There is only a small amount of information known of the early life of William de Colchester. He apparently gave his first mass in around 1361-62 (in which he must have been in his mid-twenties) and entered Gloucester College in 1366, where he received his Bachelor's in Theology in 1370. Over the following years, Colchester continued to gain monastic experience and power and was involved in a lengthy quarrel with those in charge at St. Stephen's Chapel, which affected his relationship with King Richard II. When Colchester was one of the men considered for the position of Abbot of Westminster in 1386, the king was one of his biggest opponents. Nevertheless, Colchester was elected to the position, reconciled with the king and became a trusted friend and advisor to him. The new abbot, from this point on, was a major player in English politics and was given a number of important tasks by King Richard. In 1399, the abbot accompanied Richard to Ireland on the fateful journey that saw the return to England of Henry Bolingbroke. When Bolingbroke ultimately usurped the throne, it is assumed that the abbot remained an influential figure, but not nearly to the extent as during Richard's reign. Shortly after the accession of Henry IV, the abbot was implicated in the Earls Rebellion and imprisoned briefly. Although he was ultimately released and cleared of all guilt (many of the other conspirators were executed), the abbot stayed out of public life for several years. He soon became active in politics and religious activities again and proved to be a huge advocate for ending poverty. The abbot is said to have died in October 1420 (he must have been a man of highly advanced years by this time), most likely of plague. While others who supported Richard II perished upon the ascent of Henry IV, the abbot was able to maintain his status as an influential figure in the religious community, although not without some problems from the new king.

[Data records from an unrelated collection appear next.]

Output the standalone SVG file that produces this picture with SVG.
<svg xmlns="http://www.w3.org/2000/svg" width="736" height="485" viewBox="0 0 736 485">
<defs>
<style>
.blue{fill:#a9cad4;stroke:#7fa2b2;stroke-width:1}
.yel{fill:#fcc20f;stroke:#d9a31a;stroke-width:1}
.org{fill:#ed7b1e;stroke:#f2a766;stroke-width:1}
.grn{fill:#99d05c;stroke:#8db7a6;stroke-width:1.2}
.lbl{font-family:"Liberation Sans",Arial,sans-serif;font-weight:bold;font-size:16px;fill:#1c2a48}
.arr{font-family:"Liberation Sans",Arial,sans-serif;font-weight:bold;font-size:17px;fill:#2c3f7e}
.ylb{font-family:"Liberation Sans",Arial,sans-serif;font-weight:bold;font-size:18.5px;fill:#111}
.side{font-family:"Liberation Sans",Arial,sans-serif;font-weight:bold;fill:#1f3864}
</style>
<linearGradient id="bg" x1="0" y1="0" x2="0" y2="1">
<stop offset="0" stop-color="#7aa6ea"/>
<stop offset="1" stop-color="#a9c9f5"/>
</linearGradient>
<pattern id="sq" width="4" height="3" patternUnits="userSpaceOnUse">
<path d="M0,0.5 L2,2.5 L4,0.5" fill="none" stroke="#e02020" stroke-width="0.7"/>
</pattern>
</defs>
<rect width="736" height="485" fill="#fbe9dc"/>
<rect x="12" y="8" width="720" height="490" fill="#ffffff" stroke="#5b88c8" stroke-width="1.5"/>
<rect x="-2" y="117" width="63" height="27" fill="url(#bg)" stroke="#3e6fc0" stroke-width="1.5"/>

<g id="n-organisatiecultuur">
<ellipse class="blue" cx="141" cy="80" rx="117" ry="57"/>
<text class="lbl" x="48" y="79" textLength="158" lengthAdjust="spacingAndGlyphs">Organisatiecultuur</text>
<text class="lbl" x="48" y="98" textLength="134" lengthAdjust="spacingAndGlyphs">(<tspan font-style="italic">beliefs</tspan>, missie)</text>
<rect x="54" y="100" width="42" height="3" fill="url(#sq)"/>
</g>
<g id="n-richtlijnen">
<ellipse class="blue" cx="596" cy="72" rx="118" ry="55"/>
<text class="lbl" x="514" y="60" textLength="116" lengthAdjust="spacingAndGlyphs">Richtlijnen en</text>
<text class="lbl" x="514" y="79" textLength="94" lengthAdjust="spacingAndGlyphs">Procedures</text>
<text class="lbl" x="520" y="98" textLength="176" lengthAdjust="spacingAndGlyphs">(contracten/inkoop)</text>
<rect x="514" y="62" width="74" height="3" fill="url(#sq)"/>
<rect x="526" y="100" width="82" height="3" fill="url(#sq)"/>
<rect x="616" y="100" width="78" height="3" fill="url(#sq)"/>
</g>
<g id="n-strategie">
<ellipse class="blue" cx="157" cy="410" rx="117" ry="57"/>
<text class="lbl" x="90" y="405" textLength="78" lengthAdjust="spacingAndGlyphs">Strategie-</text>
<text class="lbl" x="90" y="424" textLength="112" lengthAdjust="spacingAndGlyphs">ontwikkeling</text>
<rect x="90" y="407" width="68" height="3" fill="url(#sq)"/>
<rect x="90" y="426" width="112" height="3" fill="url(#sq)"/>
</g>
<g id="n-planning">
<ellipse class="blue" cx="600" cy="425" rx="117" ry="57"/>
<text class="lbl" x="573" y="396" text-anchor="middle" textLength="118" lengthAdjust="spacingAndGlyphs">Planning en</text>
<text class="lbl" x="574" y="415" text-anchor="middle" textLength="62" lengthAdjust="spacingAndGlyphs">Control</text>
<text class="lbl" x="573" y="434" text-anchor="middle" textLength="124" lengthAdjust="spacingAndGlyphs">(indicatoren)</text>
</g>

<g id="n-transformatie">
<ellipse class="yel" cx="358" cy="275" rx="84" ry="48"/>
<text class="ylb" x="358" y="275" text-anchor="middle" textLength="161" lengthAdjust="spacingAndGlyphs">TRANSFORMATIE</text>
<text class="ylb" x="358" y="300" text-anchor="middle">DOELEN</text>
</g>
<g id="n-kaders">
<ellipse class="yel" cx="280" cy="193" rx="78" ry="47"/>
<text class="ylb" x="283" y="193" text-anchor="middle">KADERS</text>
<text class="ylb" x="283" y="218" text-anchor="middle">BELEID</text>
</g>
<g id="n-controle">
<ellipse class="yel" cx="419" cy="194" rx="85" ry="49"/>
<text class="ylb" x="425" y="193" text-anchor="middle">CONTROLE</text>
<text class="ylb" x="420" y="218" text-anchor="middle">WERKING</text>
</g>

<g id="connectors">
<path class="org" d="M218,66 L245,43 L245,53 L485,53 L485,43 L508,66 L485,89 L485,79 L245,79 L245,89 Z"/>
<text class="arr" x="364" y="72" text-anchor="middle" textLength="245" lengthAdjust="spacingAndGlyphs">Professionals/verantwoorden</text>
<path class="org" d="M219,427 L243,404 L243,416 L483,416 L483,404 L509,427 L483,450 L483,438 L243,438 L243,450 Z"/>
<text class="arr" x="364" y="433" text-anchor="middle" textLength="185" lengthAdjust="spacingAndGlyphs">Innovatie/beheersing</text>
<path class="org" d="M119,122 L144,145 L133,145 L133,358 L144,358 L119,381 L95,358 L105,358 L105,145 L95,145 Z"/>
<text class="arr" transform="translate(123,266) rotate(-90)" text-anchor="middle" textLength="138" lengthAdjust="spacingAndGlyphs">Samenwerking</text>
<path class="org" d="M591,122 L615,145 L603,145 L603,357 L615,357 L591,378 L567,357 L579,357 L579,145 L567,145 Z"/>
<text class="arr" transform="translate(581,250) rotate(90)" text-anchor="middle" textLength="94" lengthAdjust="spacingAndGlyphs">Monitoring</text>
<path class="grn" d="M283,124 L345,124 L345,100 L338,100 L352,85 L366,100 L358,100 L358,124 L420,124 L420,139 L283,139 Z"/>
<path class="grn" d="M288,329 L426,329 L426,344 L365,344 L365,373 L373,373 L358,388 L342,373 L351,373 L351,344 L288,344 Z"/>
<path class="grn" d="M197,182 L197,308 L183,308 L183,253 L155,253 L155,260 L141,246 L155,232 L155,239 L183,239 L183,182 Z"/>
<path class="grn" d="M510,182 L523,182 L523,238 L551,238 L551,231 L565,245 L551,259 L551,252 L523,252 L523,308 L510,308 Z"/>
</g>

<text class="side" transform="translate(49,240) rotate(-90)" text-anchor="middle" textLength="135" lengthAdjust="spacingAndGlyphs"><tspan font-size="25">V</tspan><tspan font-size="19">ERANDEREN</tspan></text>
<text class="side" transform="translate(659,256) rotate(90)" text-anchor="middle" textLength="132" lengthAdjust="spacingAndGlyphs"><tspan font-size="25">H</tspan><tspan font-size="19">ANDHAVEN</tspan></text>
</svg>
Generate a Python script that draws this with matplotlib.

Westminster in Shakespeare

Appears in: Richard II

The Abbot of Westminster is only a minor character in Richard II. He is one of the few men who remain loyal to King Richard and participates in the Earls Rebellion with Salisbury, Surrey and several others. In the play's final scene, Hotspur announces that the abbot has died as a result of grief for his participation in such a heinous act of rebellion against the king. This is an example of Shakespeare being misled by his sources (Holinshed, in this case, who most likely received his material from the French text Chronicque de la traïson et mort de Richart Deux, roy Dengleterre, a notoriously unreliable chronicle). In reality, the abbot actually outlived Henry IV by seven years, dying in 1420 during the reign of Henry V.